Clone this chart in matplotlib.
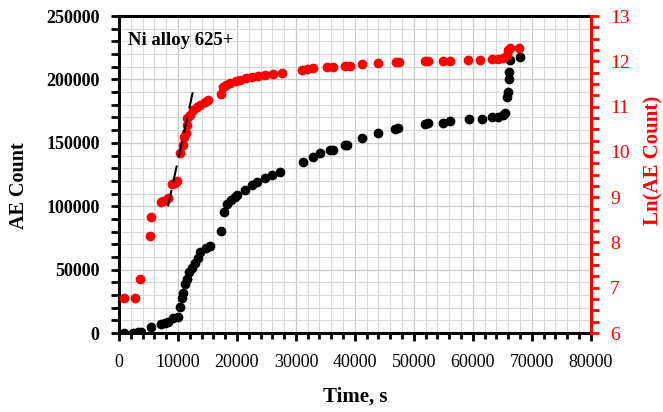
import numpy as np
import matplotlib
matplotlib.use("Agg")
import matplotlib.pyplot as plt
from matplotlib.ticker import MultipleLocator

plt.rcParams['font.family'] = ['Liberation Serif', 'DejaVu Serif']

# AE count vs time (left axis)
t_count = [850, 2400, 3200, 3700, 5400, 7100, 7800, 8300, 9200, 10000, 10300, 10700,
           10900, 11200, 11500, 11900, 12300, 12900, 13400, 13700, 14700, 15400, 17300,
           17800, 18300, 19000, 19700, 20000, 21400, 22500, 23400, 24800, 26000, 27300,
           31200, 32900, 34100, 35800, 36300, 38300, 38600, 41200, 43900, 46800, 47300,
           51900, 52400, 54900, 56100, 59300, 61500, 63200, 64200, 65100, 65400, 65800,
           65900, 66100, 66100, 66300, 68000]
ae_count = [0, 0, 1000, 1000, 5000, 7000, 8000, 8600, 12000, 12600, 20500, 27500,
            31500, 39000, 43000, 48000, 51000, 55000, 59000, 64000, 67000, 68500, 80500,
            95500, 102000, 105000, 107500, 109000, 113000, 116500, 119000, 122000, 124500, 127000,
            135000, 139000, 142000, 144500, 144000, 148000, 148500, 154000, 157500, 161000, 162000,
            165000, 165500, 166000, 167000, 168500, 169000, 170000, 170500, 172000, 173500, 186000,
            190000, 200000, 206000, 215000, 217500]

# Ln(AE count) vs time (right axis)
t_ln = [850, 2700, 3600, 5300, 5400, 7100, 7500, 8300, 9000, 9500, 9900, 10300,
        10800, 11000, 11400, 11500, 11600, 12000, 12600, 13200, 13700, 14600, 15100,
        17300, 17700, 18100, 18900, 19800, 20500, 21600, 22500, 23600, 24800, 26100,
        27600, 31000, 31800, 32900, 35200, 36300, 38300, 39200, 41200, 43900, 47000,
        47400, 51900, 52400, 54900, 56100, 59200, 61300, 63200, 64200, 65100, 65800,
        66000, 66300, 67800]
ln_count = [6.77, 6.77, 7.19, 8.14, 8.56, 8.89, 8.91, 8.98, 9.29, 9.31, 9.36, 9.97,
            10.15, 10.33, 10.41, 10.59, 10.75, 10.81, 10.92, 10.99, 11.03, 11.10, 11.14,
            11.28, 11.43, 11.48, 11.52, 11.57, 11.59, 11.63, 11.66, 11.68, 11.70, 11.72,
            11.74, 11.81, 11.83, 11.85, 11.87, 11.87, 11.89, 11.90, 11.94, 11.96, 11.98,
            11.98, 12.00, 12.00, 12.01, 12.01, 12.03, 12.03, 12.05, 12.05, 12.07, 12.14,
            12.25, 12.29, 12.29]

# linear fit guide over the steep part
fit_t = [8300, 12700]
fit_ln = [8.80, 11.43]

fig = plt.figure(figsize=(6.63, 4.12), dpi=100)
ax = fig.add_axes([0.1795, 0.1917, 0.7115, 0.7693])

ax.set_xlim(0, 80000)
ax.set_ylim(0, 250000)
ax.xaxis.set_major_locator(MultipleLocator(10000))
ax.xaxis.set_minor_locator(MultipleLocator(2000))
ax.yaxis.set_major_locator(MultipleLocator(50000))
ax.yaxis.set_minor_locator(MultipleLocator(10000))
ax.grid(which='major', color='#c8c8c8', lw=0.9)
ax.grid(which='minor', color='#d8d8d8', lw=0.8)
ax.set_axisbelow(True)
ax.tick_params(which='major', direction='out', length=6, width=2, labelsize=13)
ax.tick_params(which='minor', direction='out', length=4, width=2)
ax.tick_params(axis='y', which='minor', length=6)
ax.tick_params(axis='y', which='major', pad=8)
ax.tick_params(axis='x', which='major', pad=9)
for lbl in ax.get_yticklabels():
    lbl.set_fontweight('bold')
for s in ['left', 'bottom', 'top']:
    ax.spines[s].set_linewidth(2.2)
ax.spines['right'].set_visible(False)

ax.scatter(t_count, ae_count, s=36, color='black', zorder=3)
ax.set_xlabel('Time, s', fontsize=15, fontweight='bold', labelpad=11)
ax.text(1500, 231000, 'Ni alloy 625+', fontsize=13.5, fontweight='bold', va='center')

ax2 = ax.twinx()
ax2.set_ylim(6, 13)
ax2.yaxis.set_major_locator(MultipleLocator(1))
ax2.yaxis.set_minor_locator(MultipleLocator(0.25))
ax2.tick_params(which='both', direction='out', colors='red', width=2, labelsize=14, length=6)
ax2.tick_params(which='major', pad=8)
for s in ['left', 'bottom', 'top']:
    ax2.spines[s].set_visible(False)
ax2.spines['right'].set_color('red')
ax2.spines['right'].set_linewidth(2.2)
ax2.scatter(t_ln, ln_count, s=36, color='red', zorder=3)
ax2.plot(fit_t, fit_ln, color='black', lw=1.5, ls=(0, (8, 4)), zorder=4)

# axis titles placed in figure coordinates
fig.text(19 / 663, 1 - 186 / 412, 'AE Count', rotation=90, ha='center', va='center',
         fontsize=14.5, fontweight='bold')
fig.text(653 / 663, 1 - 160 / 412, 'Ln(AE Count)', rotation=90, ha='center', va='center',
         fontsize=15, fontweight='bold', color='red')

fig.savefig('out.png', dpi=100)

* * * * *

** EXERCISE **
Repeat the data exactly, excluding the pictures.

** SOLUTION TO THE EXERCISE **
Clone this chart in matplotlib.
import numpy as np
import matplotlib
matplotlib.use("Agg")
import matplotlib.pyplot as plt
from matplotlib.ticker import MultipleLocator

plt.rcParams['font.family'] = ['Liberation Serif', 'DejaVu Serif']

# AE count vs time (left axis)
t_count = [850, 2400, 3200, 3700, 5400, 7100, 7800, 8300, 9200, 10000, 10300, 10700,
           10900, 11200, 11500, 11900, 12300, 12900, 13400, 13700, 14700, 15400, 17300,
           17800, 18300, 19000, 19700, 20000, 21400, 22500, 23400, 24800, 26000, 27300,
           31200, 32900, 34100, 35800, 36300, 38300, 38600, 41200, 43900, 46800, 47300,
           51900, 52400, 54900, 56100, 59300, 61500, 63200, 64200, 65100, 65400, 65800,
           65900, 66100, 66100, 66300, 68000]
ae_count = [0, 0, 1000, 1000, 5000, 7000, 8000, 8600, 12000, 12600, 20500, 27500,
            31500, 39000, 43000, 48000, 51000, 55000, 59000, 64000, 67000, 68500, 80500,
            95500, 102000, 105000, 107500, 109000, 113000, 116500, 119000, 122000, 124500, 127000,
            135000, 139000, 142000, 144500, 144000, 148000, 148500, 154000, 157500, 161000, 162000,
            165000, 165500, 166000, 167000, 168500, 169000, 170000, 170500, 172000, 173500, 186000,
            190000, 200000, 206000, 215000, 217500]

# Ln(AE count) vs time (right axis)
t_ln = [850, 2700, 3600, 5300, 5400, 7100, 7500, 8300, 9000, 9500, 9900, 10300,
        10800, 11000, 11400, 11500, 11600, 12000, 12600, 13200, 13700, 14600, 15100,
        17300, 17700, 18100, 18900, 19800, 20500, 21600, 22500, 23600, 24800, 26100,
        27600, 31000, 31800, 32900, 35200, 36300, 38300, 39200, 41200, 43900, 47000,
        47400, 51900, 52400, 54900, 56100, 59200, 61300, 63200, 64200, 65100, 65800,
        66000, 66300, 67800]
ln_count = [6.77, 6.77, 7.19, 8.14, 8.56, 8.89, 8.91, 8.98, 9.29, 9.31, 9.36, 9.97,
            10.15, 10.33, 10.41, 10.59, 10.75, 10.81, 10.92, 10.99, 11.03, 11.10, 11.14,
            11.28, 11.43, 11.48, 11.52, 11.57, 11.59, 11.63, 11.66, 11.68, 11.70, 11.72,
            11.74, 11.81, 11.83, 11.85, 11.87, 11.87, 11.89, 11.90, 11.94, 11.96, 11.98,
            11.98, 12.00, 12.00, 12.01, 12.01, 12.03, 12.03, 12.05, 12.05, 12.07, 12.14,
            12.25, 12.29, 12.29]

# linear fit guide over the steep part
fit_t = [8300, 12700]
fit_ln = [8.80, 11.43]

fig = plt.figure(figsize=(6.63, 4.12), dpi=100)
ax = fig.add_axes([0.1795, 0.1917, 0.7115, 0.7693])

ax.set_xlim(0, 80000)
ax.set_ylim(0, 250000)
ax.xaxis.set_major_locator(MultipleLocator(10000))
ax.xaxis.set_minor_locator(MultipleLocator(2000))
ax.yaxis.set_major_locator(MultipleLocator(50000))
ax.yaxis.set_minor_locator(MultipleLocator(10000))
ax.grid(which='major', color='#c8c8c8', lw=0.9)
ax.grid(which='minor', color='#d8d8d8', lw=0.8)
ax.set_axisbelow(True)
ax.tick_params(which='major', direction='out', length=6, width=2, labelsize=13)
ax.tick_params(which='minor', direction='out', length=4, width=2)
ax.tick_params(axis='y', which='minor', length=6)
ax.tick_params(axis='y', which='major', pad=8)
ax.tick_params(axis='x', which='major', pad=9)
for lbl in ax.get_yticklabels():
    lbl.set_fontweight('bold')
for s in ['left', 'bottom', 'top']:
    ax.spines[s].set_linewidth(2.2)
ax.spines['right'].set_visible(False)

ax.scatter(t_count, ae_count, s=36, color='black', zorder=3)
ax.set_xlabel('Time, s', fontsize=15, fontweight='bold', labelpad=11)
ax.text(1500, 231000, 'Ni alloy 625+', fontsize=13.5, fontweight='bold', va='center')

ax2 = ax.twinx()
ax2.set_ylim(6, 13)
ax2.yaxis.set_major_locator(MultipleLocator(1))
ax2.yaxis.set_minor_locator(MultipleLocator(0.25))
ax2.tick_params(which='both', direction='out', colors='red', width=2, labelsize=14, length=6)
ax2.tick_params(which='major', pad=8)
for s in ['left', 'bottom', 'top']:
    ax2.spines[s].set_visible(False)
ax2.spines['right'].set_color('red')
ax2.spines['right'].set_linewidth(2.2)
ax2.scatter(t_ln, ln_count, s=36, color='red', zorder=3)
ax2.plot(fit_t, fit_ln, color='black', lw=1.5, ls=(0, (8, 4)), zorder=4)

# axis titles placed in figure coordinates
fig.text(19 / 663, 1 - 186 / 412, 'AE Count', rotation=90, ha='center', va='center',
         fontsize=14.5, fontweight='bold')
fig.text(653 / 663, 1 - 160 / 412, 'Ln(AE Count)', rotation=90, ha='center', va='center',
         fontsize=15, fontweight='bold', color='red')

fig.savefig('out.png', dpi=100)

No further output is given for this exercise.